Personne ne remit en cause son histoire, connaissaient mieux que personne la cruauté du roi, et bien trop heureux de retrouver dans les expressions et les paroles de Calypso ceux de sa mère bien-aimée. 

Aussitôt, on se mit à crier contre Stephen : 

- '' Pendez-le !

- Brulons-le !

- On va lui faire regretter tout ce qu'il nous a fait subir ! ''

Et parmi ces paroles, on entendait, bien plus fort que les autres, ces quelques mots qui planaient, et qui se répétaient constamment :

- '' Vive notre Reine Calypso ! Vive notre Reine Calypso ! ''

Quand il entendit ces exclamations, Stephen faillit vomir, et fit volte-face, affolé, avant de descendre précipitamment les marches pour s'enfuir. Mais il avait oublié la présence de son fils ; et son air glacial le frappa quand il le vit, bien droit, à la tête d’une douzaine de soldats qui pointèrent ses armes sur lui dès qu’ils le virent, le stoppant dans sa course. Aussitôt, il tomba à genoux devant lui, face contre terre et, pitoyable, supplia :

- '' Mon fils… ''

Jefferson regarda son visage consumé par la folie et s’accroupit pour poser une main sur l’épaule frêle de son père, avant d'articuler :

- '' Tu vas devoir faire face aux conséquences de tes actions. ''

Stephen se mit alors à pleurer ; il ressemblait à un enfant qu’on venait de gronder. Jefferson se redressa et ordonna aux gardes de le saisir, qui hésitèrent un instant avant d’obéir suite à un geste de la main de leur Capitaine. La troupe saisit le roi déchu en le soutenant puisqu’il ne parvenait plus à tenir sur ses jambes, et c’est pris de secousses qu’on l’emmena dehors. 

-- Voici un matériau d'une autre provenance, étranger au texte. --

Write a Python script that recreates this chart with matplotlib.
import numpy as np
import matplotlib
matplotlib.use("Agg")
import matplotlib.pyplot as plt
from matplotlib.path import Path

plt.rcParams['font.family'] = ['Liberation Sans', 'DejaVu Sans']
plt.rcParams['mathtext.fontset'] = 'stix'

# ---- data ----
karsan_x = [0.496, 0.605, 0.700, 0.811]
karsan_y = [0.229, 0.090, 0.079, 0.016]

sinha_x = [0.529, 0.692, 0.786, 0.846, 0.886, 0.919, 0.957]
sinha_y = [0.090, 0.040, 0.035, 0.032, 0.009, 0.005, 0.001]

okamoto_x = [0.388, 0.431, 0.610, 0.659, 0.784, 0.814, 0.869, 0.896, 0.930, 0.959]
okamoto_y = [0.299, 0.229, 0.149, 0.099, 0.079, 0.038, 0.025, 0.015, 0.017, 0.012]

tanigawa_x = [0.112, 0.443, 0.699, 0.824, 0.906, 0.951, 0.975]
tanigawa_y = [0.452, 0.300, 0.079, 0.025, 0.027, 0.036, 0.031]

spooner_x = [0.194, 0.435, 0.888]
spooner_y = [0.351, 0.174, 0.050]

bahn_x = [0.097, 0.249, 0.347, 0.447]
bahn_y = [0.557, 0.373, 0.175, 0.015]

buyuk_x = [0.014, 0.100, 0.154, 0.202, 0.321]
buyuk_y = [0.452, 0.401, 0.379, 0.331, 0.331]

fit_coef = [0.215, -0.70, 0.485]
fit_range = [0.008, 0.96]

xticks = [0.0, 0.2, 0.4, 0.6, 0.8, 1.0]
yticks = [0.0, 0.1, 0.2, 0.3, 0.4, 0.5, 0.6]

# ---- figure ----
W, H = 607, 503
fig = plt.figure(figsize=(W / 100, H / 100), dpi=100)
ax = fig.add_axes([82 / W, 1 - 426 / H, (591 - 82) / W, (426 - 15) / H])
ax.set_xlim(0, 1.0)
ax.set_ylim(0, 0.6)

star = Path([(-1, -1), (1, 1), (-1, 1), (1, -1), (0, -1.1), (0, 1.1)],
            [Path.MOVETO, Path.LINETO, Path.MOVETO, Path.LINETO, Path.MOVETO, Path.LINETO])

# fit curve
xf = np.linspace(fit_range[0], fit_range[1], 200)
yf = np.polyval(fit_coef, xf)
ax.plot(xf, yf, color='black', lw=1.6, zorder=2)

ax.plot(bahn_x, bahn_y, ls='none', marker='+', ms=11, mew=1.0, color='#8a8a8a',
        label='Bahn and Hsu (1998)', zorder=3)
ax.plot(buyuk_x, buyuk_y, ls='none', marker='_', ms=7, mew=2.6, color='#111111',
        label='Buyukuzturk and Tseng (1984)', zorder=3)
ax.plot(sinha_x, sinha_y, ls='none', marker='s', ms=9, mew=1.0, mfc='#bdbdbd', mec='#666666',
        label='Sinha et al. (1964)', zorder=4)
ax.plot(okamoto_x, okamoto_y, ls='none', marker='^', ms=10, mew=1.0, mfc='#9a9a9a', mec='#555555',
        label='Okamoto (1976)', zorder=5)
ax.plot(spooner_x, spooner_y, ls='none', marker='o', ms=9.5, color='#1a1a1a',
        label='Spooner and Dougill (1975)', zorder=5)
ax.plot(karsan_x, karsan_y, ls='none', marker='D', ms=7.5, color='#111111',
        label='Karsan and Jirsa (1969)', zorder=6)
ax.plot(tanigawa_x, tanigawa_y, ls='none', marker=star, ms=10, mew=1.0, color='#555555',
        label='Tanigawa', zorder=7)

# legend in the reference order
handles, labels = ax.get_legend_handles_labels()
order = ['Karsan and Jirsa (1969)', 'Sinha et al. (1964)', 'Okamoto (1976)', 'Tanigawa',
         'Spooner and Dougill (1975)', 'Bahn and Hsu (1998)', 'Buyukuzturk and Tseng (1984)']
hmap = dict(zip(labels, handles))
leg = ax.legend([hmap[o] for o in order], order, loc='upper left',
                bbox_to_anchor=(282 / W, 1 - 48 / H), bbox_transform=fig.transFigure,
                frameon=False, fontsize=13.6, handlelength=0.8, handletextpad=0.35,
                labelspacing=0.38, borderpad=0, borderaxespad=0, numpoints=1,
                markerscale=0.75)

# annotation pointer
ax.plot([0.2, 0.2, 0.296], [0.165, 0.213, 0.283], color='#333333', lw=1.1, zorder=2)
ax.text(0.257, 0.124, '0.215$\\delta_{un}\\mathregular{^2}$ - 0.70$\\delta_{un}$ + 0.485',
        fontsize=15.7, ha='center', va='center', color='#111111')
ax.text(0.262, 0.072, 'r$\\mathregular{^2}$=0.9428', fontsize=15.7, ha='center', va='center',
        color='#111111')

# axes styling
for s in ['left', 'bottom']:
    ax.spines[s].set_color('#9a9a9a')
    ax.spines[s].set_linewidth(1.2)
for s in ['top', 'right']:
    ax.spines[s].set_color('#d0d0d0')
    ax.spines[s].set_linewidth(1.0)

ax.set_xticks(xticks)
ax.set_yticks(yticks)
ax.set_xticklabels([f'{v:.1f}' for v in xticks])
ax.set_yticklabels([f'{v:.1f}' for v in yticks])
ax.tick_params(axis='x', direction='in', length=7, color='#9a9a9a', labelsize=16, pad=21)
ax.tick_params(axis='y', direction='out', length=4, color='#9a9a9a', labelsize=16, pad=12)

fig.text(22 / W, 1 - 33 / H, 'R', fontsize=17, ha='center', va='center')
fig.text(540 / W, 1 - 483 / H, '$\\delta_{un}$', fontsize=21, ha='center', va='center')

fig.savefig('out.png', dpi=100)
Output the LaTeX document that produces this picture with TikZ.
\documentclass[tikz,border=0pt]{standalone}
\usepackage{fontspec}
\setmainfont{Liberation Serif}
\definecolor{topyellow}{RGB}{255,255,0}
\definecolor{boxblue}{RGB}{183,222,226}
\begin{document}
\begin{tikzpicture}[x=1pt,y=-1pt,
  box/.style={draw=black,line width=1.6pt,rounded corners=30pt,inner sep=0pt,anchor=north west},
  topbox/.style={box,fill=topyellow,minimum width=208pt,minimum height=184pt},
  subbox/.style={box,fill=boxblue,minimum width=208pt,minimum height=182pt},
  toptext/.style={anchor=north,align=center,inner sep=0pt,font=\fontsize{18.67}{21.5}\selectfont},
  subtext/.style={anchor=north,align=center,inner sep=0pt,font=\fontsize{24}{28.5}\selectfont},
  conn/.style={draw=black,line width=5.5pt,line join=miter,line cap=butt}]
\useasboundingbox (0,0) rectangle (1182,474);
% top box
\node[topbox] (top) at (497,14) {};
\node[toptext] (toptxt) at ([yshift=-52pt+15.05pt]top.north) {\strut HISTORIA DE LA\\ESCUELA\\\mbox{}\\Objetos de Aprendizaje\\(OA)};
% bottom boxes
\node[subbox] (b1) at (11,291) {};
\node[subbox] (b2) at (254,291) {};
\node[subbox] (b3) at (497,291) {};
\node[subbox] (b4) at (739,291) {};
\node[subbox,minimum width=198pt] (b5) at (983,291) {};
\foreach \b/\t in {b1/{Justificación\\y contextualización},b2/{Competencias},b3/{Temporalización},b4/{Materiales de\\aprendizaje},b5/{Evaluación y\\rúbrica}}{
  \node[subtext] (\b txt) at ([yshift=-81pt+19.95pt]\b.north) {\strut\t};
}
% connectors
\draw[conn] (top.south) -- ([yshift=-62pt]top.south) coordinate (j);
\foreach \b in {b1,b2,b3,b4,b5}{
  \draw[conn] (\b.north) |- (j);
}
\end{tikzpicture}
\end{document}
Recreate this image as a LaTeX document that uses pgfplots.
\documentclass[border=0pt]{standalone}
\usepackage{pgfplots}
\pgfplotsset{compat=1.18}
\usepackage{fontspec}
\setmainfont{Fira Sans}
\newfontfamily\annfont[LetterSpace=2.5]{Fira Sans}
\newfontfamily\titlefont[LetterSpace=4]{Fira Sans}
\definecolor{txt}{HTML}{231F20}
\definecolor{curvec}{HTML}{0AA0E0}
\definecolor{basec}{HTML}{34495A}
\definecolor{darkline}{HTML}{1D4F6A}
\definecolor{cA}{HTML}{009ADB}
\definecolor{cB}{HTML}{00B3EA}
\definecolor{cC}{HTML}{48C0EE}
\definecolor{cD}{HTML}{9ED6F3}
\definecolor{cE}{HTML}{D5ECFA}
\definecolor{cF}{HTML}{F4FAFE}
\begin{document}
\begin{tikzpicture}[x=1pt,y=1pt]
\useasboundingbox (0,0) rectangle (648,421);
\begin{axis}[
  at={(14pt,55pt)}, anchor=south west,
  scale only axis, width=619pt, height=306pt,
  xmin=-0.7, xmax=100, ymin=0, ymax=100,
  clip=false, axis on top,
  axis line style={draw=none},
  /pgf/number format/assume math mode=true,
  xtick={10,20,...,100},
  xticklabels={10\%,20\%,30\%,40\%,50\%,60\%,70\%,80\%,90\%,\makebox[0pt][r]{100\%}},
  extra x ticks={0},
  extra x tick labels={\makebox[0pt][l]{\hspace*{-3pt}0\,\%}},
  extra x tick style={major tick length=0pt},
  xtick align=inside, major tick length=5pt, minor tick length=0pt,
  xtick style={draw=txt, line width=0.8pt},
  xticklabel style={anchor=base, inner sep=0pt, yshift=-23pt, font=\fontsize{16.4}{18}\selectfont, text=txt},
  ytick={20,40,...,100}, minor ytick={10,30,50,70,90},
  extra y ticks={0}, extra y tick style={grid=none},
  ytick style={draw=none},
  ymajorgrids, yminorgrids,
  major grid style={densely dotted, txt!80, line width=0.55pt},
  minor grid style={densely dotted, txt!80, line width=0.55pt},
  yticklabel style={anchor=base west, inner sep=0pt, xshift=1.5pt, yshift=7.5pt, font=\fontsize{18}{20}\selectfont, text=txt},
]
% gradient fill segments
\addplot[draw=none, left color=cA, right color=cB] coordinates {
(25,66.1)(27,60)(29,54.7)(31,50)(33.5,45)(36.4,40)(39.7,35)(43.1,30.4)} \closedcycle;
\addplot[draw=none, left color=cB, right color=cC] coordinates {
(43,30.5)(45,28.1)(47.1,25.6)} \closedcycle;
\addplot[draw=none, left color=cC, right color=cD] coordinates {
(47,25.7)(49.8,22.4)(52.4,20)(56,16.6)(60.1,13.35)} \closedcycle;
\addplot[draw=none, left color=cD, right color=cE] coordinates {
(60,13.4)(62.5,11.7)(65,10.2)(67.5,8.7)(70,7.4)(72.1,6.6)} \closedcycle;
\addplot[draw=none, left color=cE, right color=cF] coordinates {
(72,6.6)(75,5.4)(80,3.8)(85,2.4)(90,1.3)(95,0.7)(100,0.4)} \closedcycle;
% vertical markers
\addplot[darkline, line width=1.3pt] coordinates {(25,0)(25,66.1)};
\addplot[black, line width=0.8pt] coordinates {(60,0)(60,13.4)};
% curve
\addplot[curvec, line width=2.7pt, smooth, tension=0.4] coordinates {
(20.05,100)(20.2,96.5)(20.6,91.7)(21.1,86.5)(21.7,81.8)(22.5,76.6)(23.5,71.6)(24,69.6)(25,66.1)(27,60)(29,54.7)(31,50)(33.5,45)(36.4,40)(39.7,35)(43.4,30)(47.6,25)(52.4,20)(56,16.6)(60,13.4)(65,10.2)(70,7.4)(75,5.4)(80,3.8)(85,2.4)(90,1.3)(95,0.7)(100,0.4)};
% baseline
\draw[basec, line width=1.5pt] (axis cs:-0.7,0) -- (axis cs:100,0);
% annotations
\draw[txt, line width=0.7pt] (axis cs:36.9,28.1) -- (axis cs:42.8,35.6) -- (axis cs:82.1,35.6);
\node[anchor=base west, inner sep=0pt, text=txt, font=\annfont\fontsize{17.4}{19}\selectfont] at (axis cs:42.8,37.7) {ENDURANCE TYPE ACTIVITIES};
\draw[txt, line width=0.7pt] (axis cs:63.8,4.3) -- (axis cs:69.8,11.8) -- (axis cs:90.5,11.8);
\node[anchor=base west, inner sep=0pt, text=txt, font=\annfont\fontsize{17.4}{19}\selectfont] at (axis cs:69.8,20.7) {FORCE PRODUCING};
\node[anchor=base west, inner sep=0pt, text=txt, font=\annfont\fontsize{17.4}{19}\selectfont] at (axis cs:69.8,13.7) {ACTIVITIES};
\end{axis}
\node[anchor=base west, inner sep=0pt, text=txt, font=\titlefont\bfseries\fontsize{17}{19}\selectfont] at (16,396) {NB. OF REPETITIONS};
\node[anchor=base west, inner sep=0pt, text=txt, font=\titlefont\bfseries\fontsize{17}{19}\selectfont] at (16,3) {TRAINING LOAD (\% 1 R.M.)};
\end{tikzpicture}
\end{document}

Jefferson fut pris de vertige en voyant son père disparaître, et s’assit sur les marches en se passant les mains dans les cheveux. Une vague de fatigue le submergea ; il était harassé. Et même s’il se disait que Génésis aurait désormais un bien meilleur souverain, son coeur ne put s’empêcher de se froisser à l’idée qu’il venait de trahir sa famille. Il ne savait plus s’il devait se réjouir pour Génésis, ou culpabiliser pour avoir envoyer son propre père en prison.

Comme s'il avait pensé à voix haute, le Capitaine de la garde, qui était resté, vint lui tapoter l’épaule d’une main ferme et rassurante.

- '' Bravo, petit. Tu as fait ce qu’il fallait. ''

Il inclina respectueusement la tête et ses yeux noisettes traduisaient une sincère estime. Jefferson fit de même pour le remercier de son soutien

- '' Fabien ! ''

Le Capitaine tourna la tête, puis, muet, demanda en un regard vers Jefferson si ça irait pour lui. Après un hochement de la tête, le dénommé Fabien alla rejoindre les hommes qui avaient besoin de son aide pour retenir la foule déchaînée et protéger Calypso de l’agitation.

Jefferson se releva et se dirigea vers la fenêtre la plus proche pour voir la situation. Et, alors qu’il s’attristait en attendant la foule souhaiter la mort de son père, la voix de Calypso tonna et surpassa les cris qui se turent subitement : 

- '' Plus personne ne sera exécuté ! Stephen sura emprisonné et jugé pour ses actes !... ''

Et il regarda plein de fierté la femme qui allait devenir la Souveraine de Génésis.